### REQUEST
Repeat all of the material below exactly as written, images excluded.

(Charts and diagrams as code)
--- Begin ---
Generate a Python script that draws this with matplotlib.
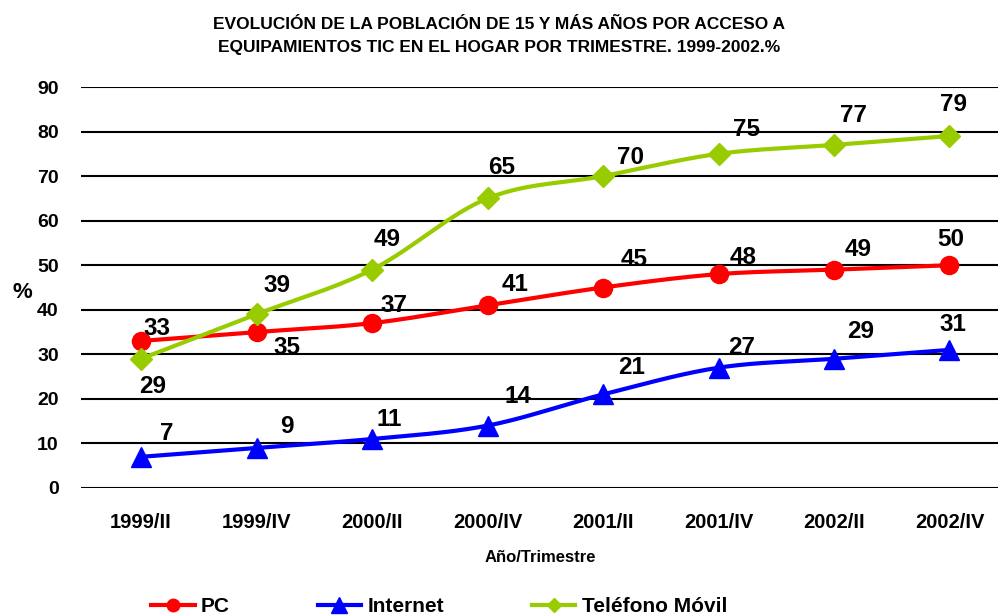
import numpy as np
import matplotlib.pyplot as plt

plt.rcParams['font.family'] = ['Liberation Sans', 'DejaVu Sans']
plt.rcParams['font.weight'] = 'bold'

trimestres = ['1999/II', '1999/IV', '2000/II', '2000/IV', '2001/II', '2001/IV', '2002/II', '2002/IV']
pc = [33, 35, 37, 41, 45, 48, 49, 50]
internet = [7, 9, 11, 14, 21, 27, 29, 31]
movil = [29, 39, 49, 65, 70, 75, 77, 79]

# desplazamiento de las etiquetas (px, y hacia abajo)
off_pc = [(16, -14), (30, 13), (22, -20), (28, -23), (31, -30), (25, -19), (24, -22), (1, -28)]
off_internet = [(26, -25), (30, -23), (17, -21), (30, -31), (29, -29), (23, -22), (27, -29), (3, -27)]
off_movil = [(12, 26), (20, -31), (15, -32), (14, -33), (27, -21), (28, -26), (19, -31), (4, -34)]


def suave(x, y, n=30):
    # curva suavizada tipo Excel
    x = np.asarray(x, float)
    y = np.asarray(y, float)
    px = np.concatenate([[2 * x[0] - x[1]], x, [2 * x[-1] - x[-2]]])
    py = np.concatenate([[2 * y[0] - y[1]], y, [2 * y[-1] - y[-2]]])
    xs, ys = [], []
    t = np.linspace(0, 1, n)[:, None]
    for i in range(1, len(px) - 2):
        p0, p1, p2, p3 = [np.array([px[j], py[j]]) for j in range(i - 1, i + 3)]
        c1 = p1 + (p2 - p0) / 6
        c2 = p2 - (p3 - p1) / 6
        b = (1 - t) ** 3 * p1 + 3 * (1 - t) ** 2 * t * c1 + 3 * (1 - t) * t ** 2 * c2 + t ** 3 * p2
        xs.extend(b[:, 0])
        ys.extend(b[:, 1])
    return xs, ys


fig = plt.figure(figsize=(9.98, 6.16), dpi=100)
ax = fig.add_axes([81 / 998, 1 - 488 / 616, 1 - 81 / 998, (488 - 87) / 616])

x = np.arange(len(trimestres))
series = [
    (pc, off_pc, '#FF0000', 'o', 13, 'PC'),
    (internet, off_internet, '#0000FF', '^', 15, 'Internet'),
    (movil, off_movil, '#99CC00', 'D', 11, 'Teléfono Móvil'),
]
handles = []
for vals, offs, col, mk, ms, lab in series:
    sx, sy = suave(x, vals)
    ax.plot(sx, sy, color=col, lw=3, zorder=3)
    ax.plot(x, vals, ls='none', marker=mk, ms=ms, color=col, zorder=4)
    h, = ax.plot([], [], color=col, lw=3, marker=mk, ms=ms - 4, label=lab)
    handles.append(h)
    for i, v in enumerate(vals):
        dx, dy = offs[i]
        ax.annotate(str(v), (x[i], v), xytext=(dx, -(dy + 8.5)), textcoords='offset pixels',
                    ha='center', va='baseline', fontsize=17.5, fontweight='bold', zorder=5)

ax.set_xlim(-0.52, 7.42)
ax.set_ylim(0, 90)
ax.set_yticks(range(0, 91, 10))
ax.set_xticks(x)
ax.set_xticklabels(trimestres, fontsize=14.5, fontweight='bold')
ax.tick_params(axis='y', labelsize=14, length=0, pad=16)
ax.tick_params(axis='x', length=0, pad=18)
ax.grid(axis='y', color='black', lw=1.5)
ax.set_axisbelow(True)
for s in ax.spines.values():
    s.set_visible(False)

fig.text(22 / 998, 1 - 292 / 616, '%', fontsize=16, fontweight='bold', ha='center', va='center')
fig.text(540 / 998, 1 - 558 / 616, 'Año/Trimestre', fontsize=12, fontweight='bold', ha='center', va='center')
fig.text(499 / 998, 1 - 36 / 616,
         'EVOLUCIÓN DE LA POBLACIÓN DE 15 Y MÁS AÑOS POR ACCESO A\nEQUIPAMIENTOS TIC EN EL HOGAR POR TRIMESTRE. 1999-2002.%',
         fontsize=12.5, fontweight='bold', ha='center', va='center', linespacing=1.65)

fig.legend(handles=handles, loc='center', bbox_to_anchor=(439 / 998, 1 - 607 / 616), ncol=3,
           frameon=False, handlelength=2.1, handletextpad=0.3, columnspacing=4.2,
           prop={'size': 15, 'weight': 'bold'})

fig.savefig('out.png', dpi=100)
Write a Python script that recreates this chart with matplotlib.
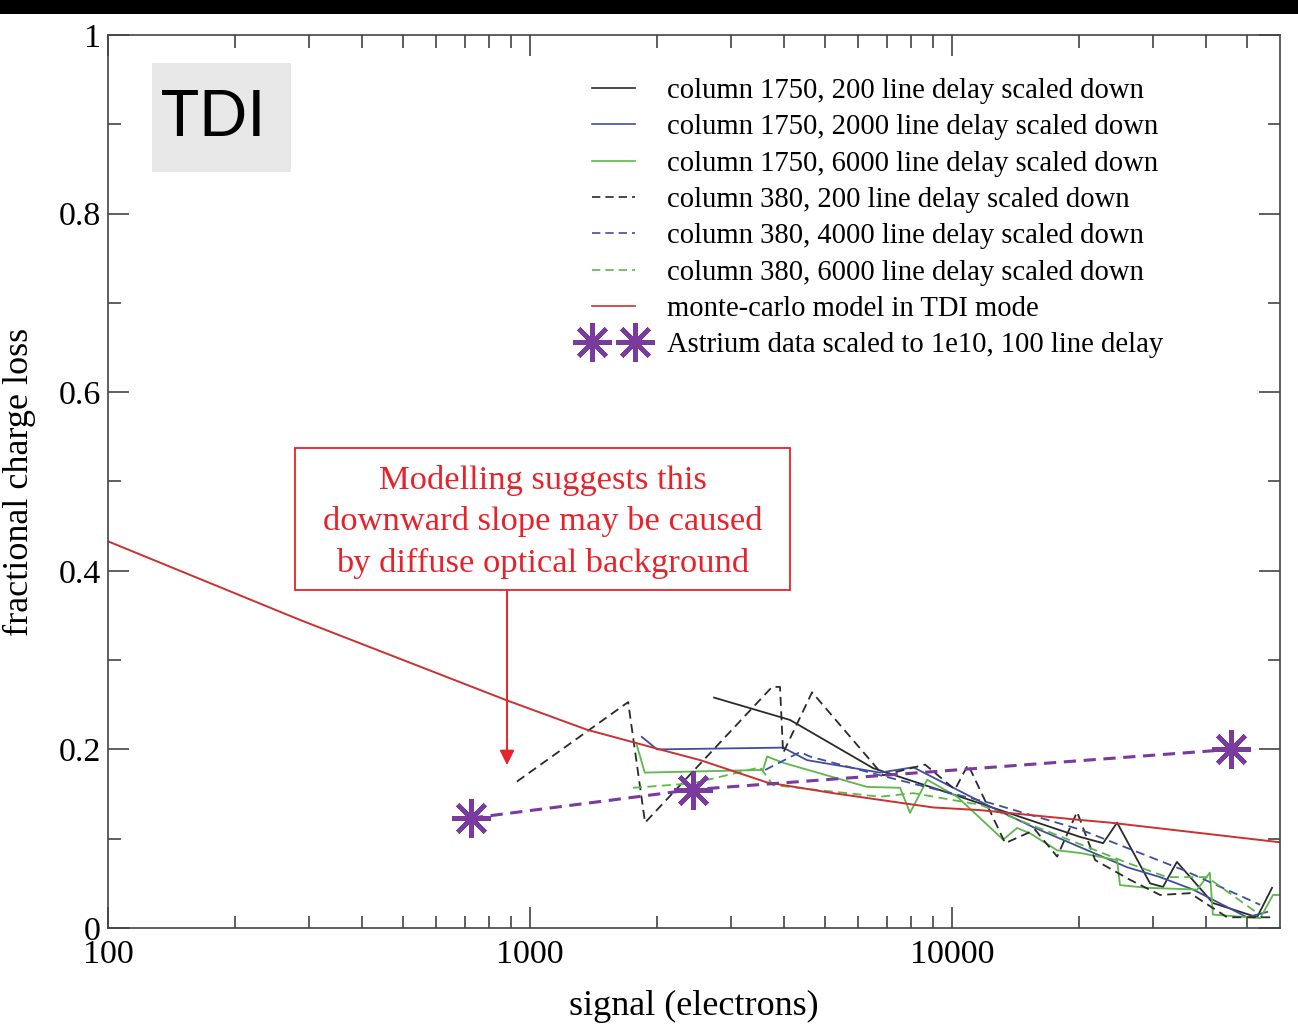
--- End ---
### ANSWER FOR THE TASK
Generate a Python script that draws this with matplotlib.
import numpy as np
import matplotlib.pyplot as plt

plt.rcParams['font.family'] = ['Liberation Sans', 'DejaVu Sans']
plt.rcParams['font.weight'] = 'bold'

trimestres = ['1999/II', '1999/IV', '2000/II', '2000/IV', '2001/II', '2001/IV', '2002/II', '2002/IV']
pc = [33, 35, 37, 41, 45, 48, 49, 50]
internet = [7, 9, 11, 14, 21, 27, 29, 31]
movil = [29, 39, 49, 65, 70, 75, 77, 79]

# desplazamiento de las etiquetas (px, y hacia abajo)
off_pc = [(16, -14), (30, 13), (22, -20), (28, -23), (31, -30), (25, -19), (24, -22), (1, -28)]
off_internet = [(26, -25), (30, -23), (17, -21), (30, -31), (29, -29), (23, -22), (27, -29), (3, -27)]
off_movil = [(12, 26), (20, -31), (15, -32), (14, -33), (27, -21), (28, -26), (19, -31), (4, -34)]


def suave(x, y, n=30):
    # curva suavizada tipo Excel
    x = np.asarray(x, float)
    y = np.asarray(y, float)
    px = np.concatenate([[2 * x[0] - x[1]], x, [2 * x[-1] - x[-2]]])
    py = np.concatenate([[2 * y[0] - y[1]], y, [2 * y[-1] - y[-2]]])
    xs, ys = [], []
    t = np.linspace(0, 1, n)[:, None]
    for i in range(1, len(px) - 2):
        p0, p1, p2, p3 = [np.array([px[j], py[j]]) for j in range(i - 1, i + 3)]
        c1 = p1 + (p2 - p0) / 6
        c2 = p2 - (p3 - p1) / 6
        b = (1 - t) ** 3 * p1 + 3 * (1 - t) ** 2 * t * c1 + 3 * (1 - t) * t ** 2 * c2 + t ** 3 * p2
        xs.extend(b[:, 0])
        ys.extend(b[:, 1])
    return xs, ys


fig = plt.figure(figsize=(9.98, 6.16), dpi=100)
ax = fig.add_axes([81 / 998, 1 - 488 / 616, 1 - 81 / 998, (488 - 87) / 616])

x = np.arange(len(trimestres))
series = [
    (pc, off_pc, '#FF0000', 'o', 13, 'PC'),
    (internet, off_internet, '#0000FF', '^', 15, 'Internet'),
    (movil, off_movil, '#99CC00', 'D', 11, 'Teléfono Móvil'),
]
handles = []
for vals, offs, col, mk, ms, lab in series:
    sx, sy = suave(x, vals)
    ax.plot(sx, sy, color=col, lw=3, zorder=3)
    ax.plot(x, vals, ls='none', marker=mk, ms=ms, color=col, zorder=4)
    h, = ax.plot([], [], color=col, lw=3, marker=mk, ms=ms - 4, label=lab)
    handles.append(h)
    for i, v in enumerate(vals):
        dx, dy = offs[i]
        ax.annotate(str(v), (x[i], v), xytext=(dx, -(dy + 8.5)), textcoords='offset pixels',
                    ha='center', va='baseline', fontsize=17.5, fontweight='bold', zorder=5)

ax.set_xlim(-0.52, 7.42)
ax.set_ylim(0, 90)
ax.set_yticks(range(0, 91, 10))
ax.set_xticks(x)
ax.set_xticklabels(trimestres, fontsize=14.5, fontweight='bold')
ax.tick_params(axis='y', labelsize=14, length=0, pad=16)
ax.tick_params(axis='x', length=0, pad=18)
ax.grid(axis='y', color='black', lw=1.5)
ax.set_axisbelow(True)
for s in ax.spines.values():
    s.set_visible(False)

fig.text(22 / 998, 1 - 292 / 616, '%', fontsize=16, fontweight='bold', ha='center', va='center')
fig.text(540 / 998, 1 - 558 / 616, 'Año/Trimestre', fontsize=12, fontweight='bold', ha='center', va='center')
fig.text(499 / 998, 1 - 36 / 616,
         'EVOLUCIÓN DE LA POBLACIÓN DE 15 Y MÁS AÑOS POR ACCESO A\nEQUIPAMIENTOS TIC EN EL HOGAR POR TRIMESTRE. 1999-2002.%',
         fontsize=12.5, fontweight='bold', ha='center', va='center', linespacing=1.65)

fig.legend(handles=handles, loc='center', bbox_to_anchor=(439 / 998, 1 - 607 / 616), ncol=3,
           frameon=False, handlelength=2.1, handletextpad=0.3, columnspacing=4.2,
           prop={'size': 15, 'weight': 'bold'})

fig.savefig('out.png', dpi=100)
Write a Python script that recreates this chart with matplotlib.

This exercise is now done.